** TASK DESCRIPTION **
Locate and copy all lines bearing the word "this".

** TASK INPUTS **
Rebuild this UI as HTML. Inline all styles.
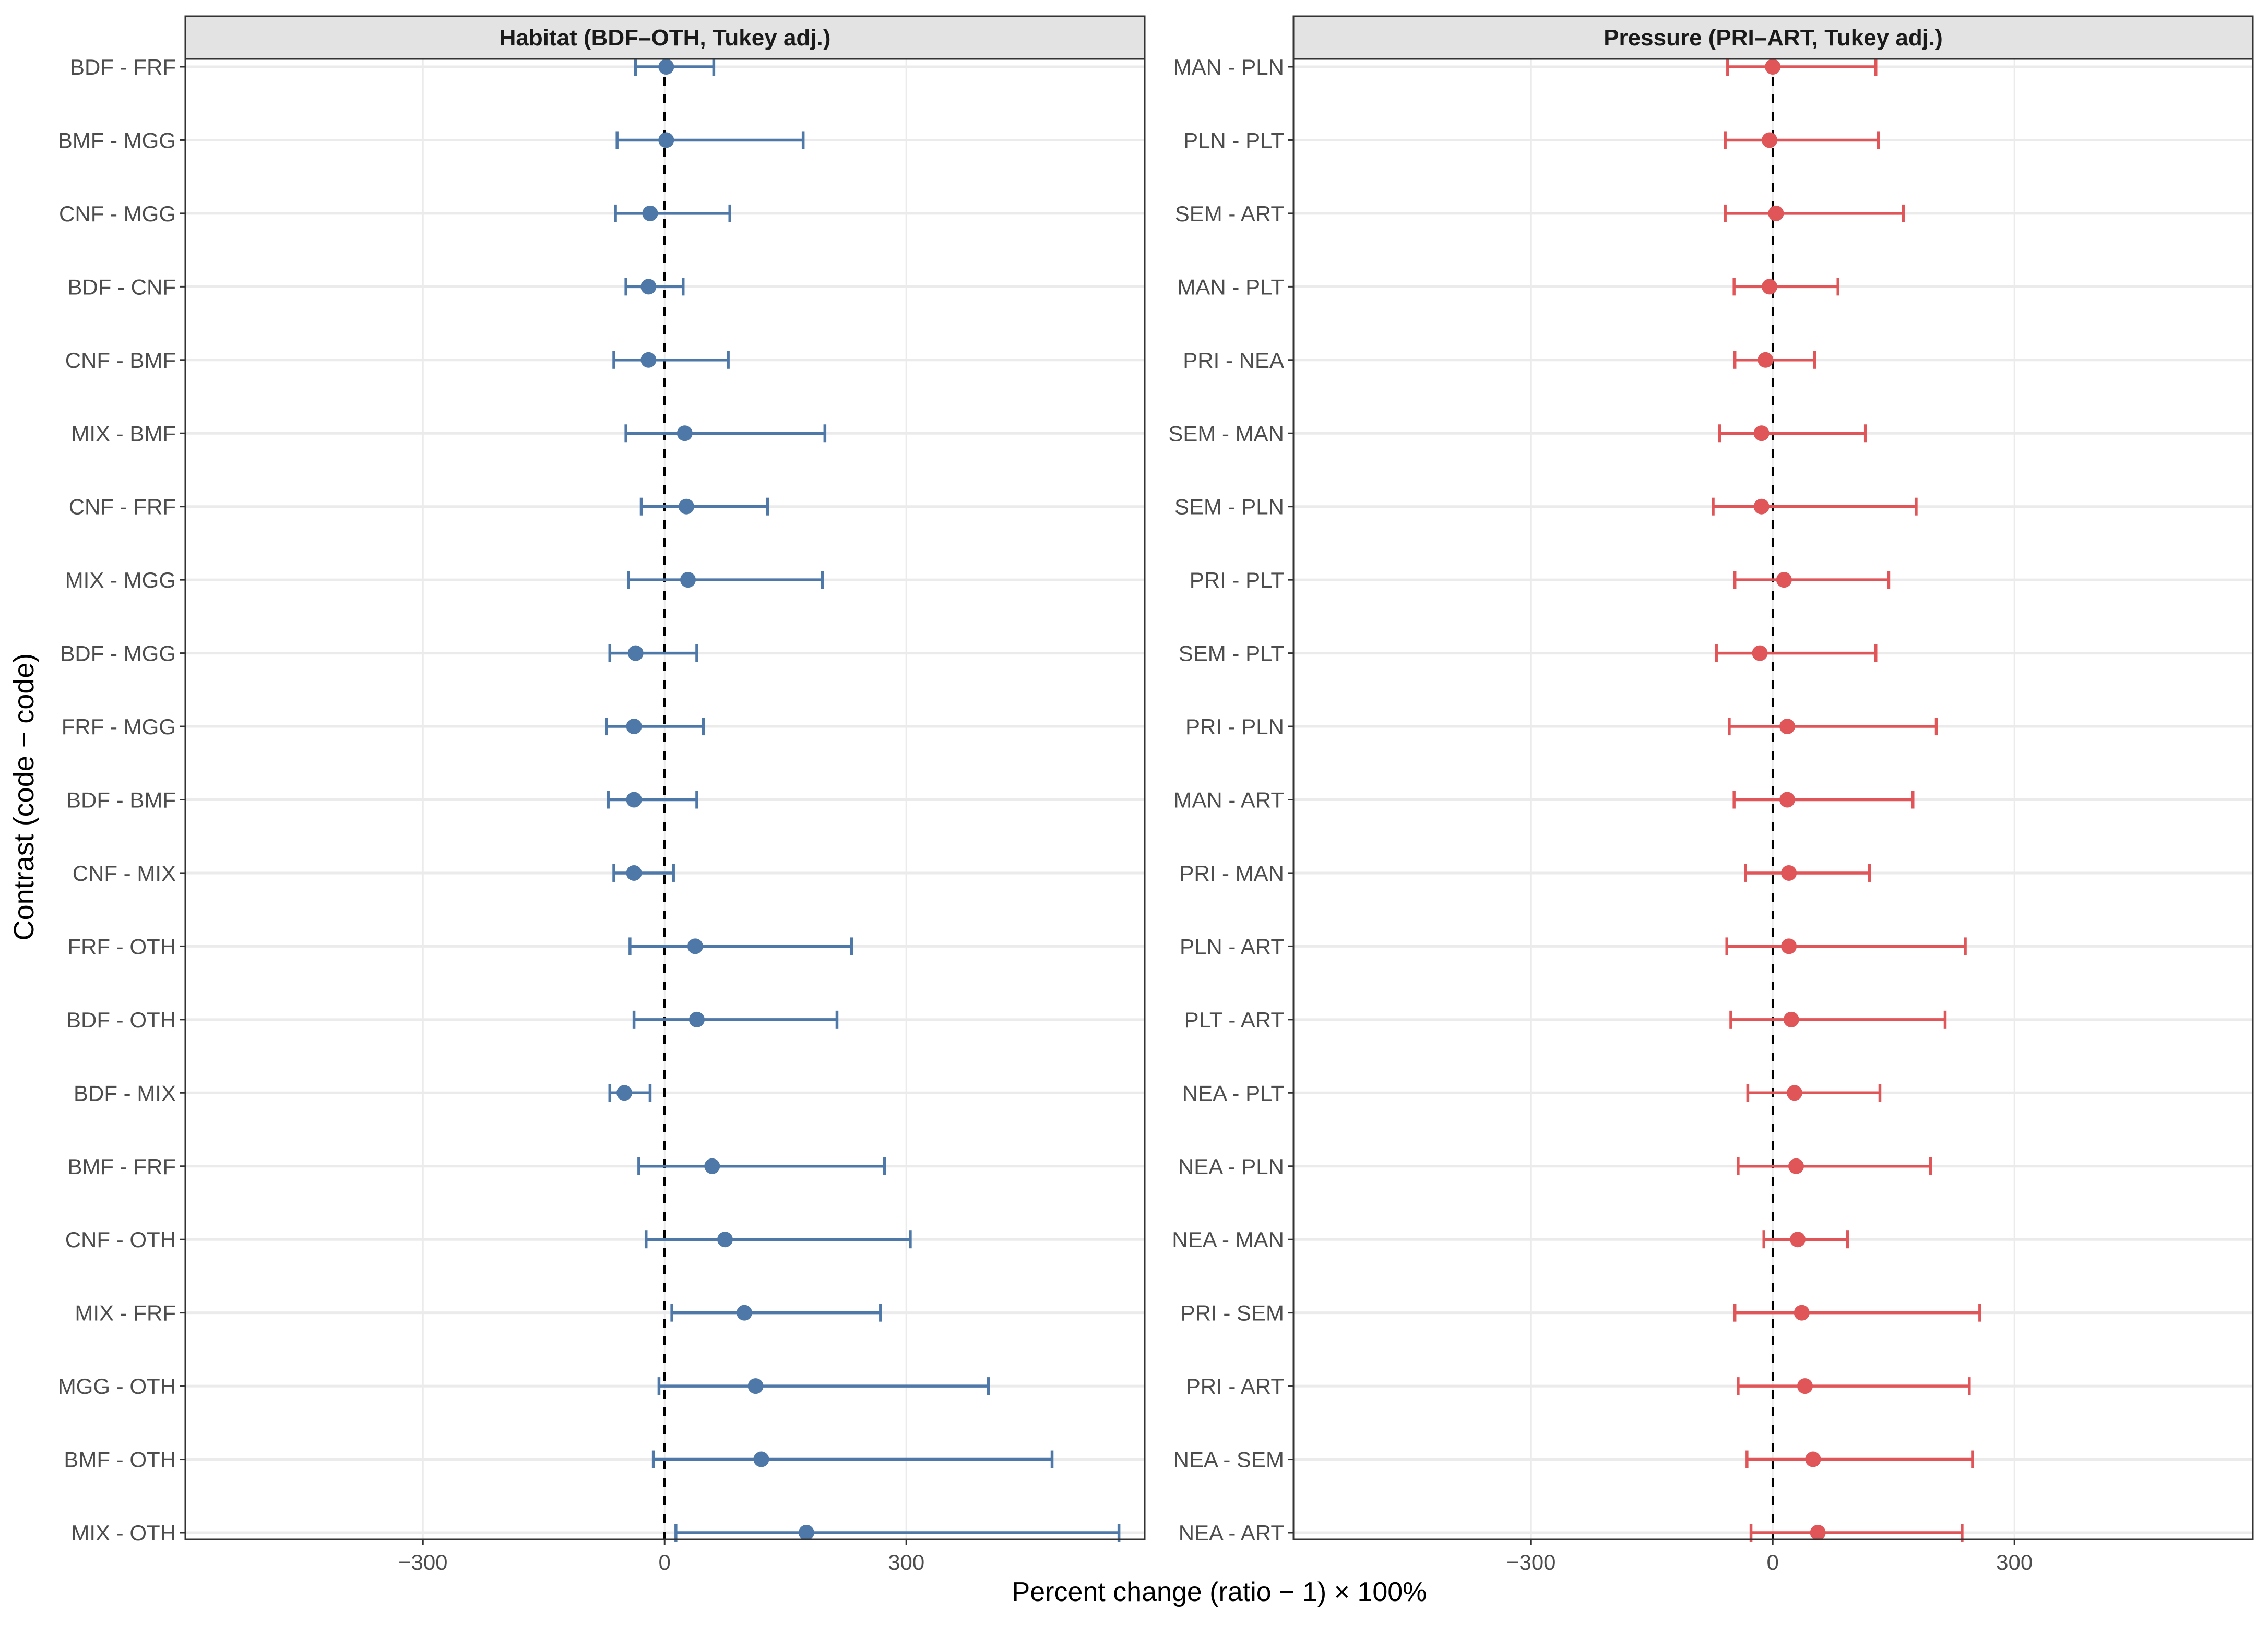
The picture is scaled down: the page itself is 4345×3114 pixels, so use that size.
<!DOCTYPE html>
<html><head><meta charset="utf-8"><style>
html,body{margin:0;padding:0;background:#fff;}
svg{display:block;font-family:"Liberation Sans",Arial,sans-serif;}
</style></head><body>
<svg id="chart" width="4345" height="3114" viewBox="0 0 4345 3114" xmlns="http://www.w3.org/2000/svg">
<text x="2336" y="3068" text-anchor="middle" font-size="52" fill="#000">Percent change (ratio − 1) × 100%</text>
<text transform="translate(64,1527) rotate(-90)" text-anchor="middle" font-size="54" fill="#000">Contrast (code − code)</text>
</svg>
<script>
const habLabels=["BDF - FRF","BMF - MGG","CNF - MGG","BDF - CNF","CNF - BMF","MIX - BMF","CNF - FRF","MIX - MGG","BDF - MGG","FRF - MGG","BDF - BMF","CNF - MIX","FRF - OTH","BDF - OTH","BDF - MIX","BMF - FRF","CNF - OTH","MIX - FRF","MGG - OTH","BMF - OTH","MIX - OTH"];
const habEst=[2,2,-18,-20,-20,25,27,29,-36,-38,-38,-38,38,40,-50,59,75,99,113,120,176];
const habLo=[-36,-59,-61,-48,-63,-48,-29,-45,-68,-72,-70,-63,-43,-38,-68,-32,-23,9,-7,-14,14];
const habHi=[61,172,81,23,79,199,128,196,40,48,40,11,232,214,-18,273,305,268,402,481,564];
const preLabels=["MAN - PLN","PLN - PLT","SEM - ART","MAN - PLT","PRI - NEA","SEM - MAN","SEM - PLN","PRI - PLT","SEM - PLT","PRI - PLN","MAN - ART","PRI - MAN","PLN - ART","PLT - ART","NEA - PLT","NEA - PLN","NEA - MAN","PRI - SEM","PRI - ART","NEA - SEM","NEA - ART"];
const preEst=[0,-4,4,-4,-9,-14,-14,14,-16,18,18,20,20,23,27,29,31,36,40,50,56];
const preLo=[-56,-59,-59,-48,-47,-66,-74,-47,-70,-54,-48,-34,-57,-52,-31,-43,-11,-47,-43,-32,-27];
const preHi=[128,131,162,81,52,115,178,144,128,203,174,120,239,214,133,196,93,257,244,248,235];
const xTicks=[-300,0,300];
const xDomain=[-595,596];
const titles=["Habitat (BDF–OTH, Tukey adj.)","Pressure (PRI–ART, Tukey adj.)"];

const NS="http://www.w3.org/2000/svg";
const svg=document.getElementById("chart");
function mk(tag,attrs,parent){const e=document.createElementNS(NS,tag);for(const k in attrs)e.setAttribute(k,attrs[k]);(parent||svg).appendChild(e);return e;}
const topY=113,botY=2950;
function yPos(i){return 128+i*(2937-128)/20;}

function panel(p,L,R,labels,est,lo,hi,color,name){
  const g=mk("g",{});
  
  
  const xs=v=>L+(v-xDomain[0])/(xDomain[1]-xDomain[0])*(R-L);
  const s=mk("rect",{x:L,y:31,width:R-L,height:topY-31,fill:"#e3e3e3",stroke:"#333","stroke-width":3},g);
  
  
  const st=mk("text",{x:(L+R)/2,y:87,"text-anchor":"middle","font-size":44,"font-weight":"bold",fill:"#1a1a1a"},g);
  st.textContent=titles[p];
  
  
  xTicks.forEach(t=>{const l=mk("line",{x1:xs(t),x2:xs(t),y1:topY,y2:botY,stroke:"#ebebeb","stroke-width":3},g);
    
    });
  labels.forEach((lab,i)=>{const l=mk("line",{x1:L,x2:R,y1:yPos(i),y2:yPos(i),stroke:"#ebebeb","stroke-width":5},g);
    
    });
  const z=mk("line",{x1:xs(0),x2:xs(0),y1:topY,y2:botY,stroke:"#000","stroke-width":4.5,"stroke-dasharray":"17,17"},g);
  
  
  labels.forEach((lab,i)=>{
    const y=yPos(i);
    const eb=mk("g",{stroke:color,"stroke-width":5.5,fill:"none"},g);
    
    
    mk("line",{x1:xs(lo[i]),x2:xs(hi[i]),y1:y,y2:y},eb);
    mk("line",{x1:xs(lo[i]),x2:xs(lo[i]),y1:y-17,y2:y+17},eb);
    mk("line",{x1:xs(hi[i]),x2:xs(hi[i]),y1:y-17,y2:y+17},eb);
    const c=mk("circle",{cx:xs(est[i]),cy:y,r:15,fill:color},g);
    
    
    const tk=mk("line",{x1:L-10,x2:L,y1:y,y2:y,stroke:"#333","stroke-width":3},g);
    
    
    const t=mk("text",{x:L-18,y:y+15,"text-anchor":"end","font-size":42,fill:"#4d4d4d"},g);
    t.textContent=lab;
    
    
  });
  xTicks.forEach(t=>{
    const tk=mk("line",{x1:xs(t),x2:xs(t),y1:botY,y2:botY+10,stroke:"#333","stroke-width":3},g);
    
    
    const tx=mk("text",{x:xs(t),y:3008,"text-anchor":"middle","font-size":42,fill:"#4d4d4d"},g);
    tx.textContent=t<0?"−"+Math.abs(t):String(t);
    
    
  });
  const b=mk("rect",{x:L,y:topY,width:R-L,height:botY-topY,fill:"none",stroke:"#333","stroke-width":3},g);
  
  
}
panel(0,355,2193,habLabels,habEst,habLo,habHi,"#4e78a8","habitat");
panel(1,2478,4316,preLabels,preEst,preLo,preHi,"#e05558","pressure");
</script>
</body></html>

...

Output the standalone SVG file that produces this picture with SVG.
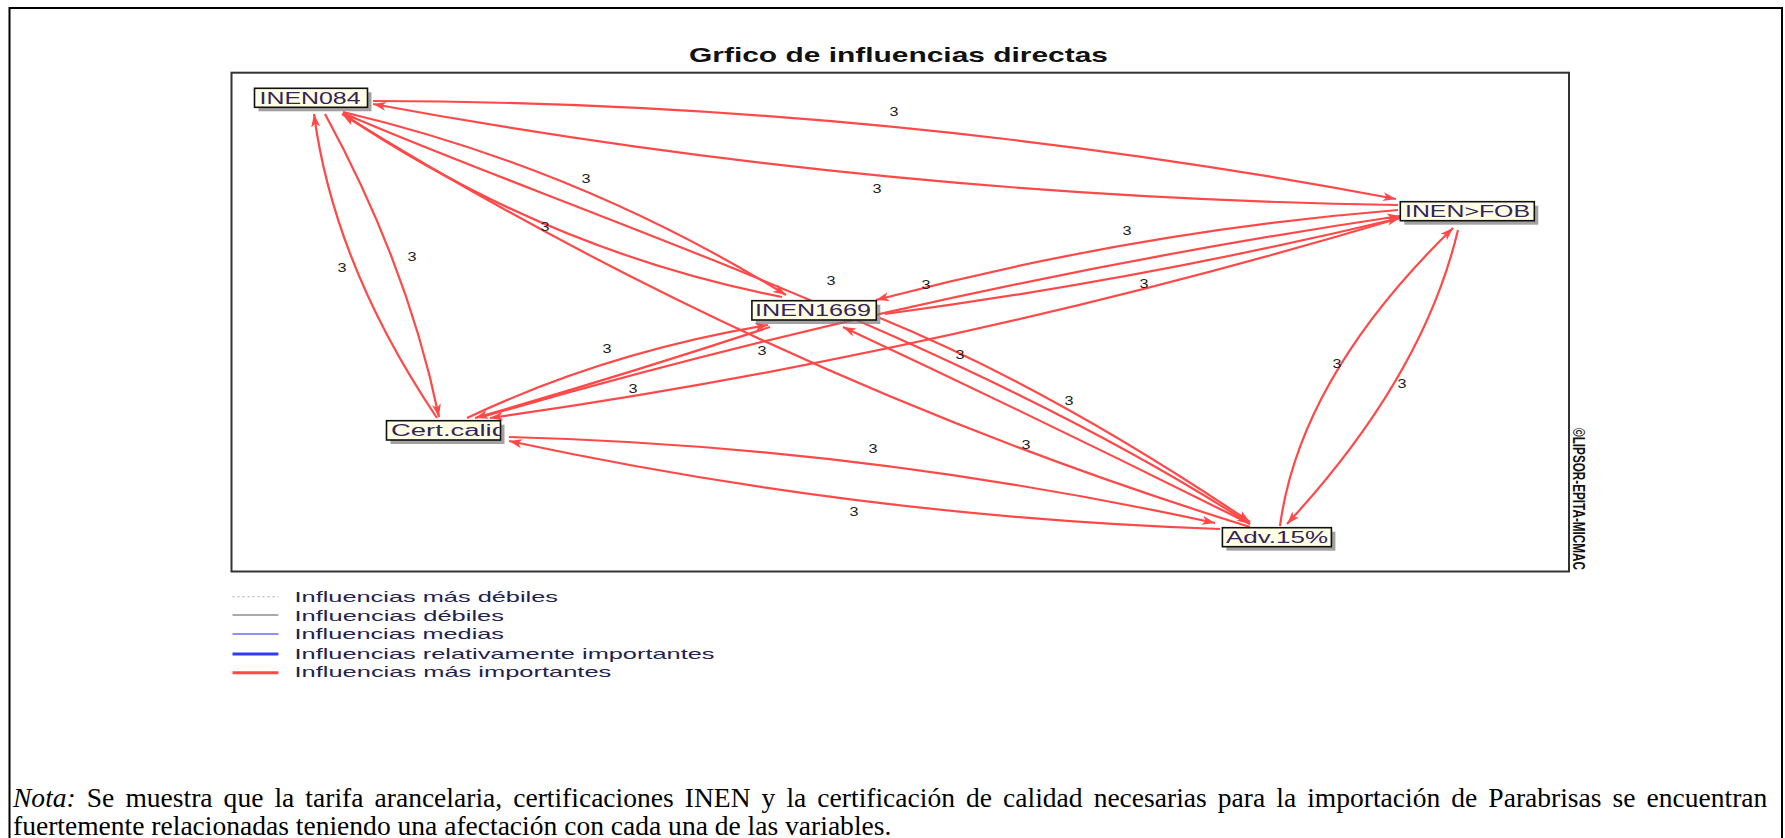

** COMPLETE OUTPUT **
Rebuild this UI as HTML. Inline all styles.
Output the standalone SVG file that produces this picture with SVG.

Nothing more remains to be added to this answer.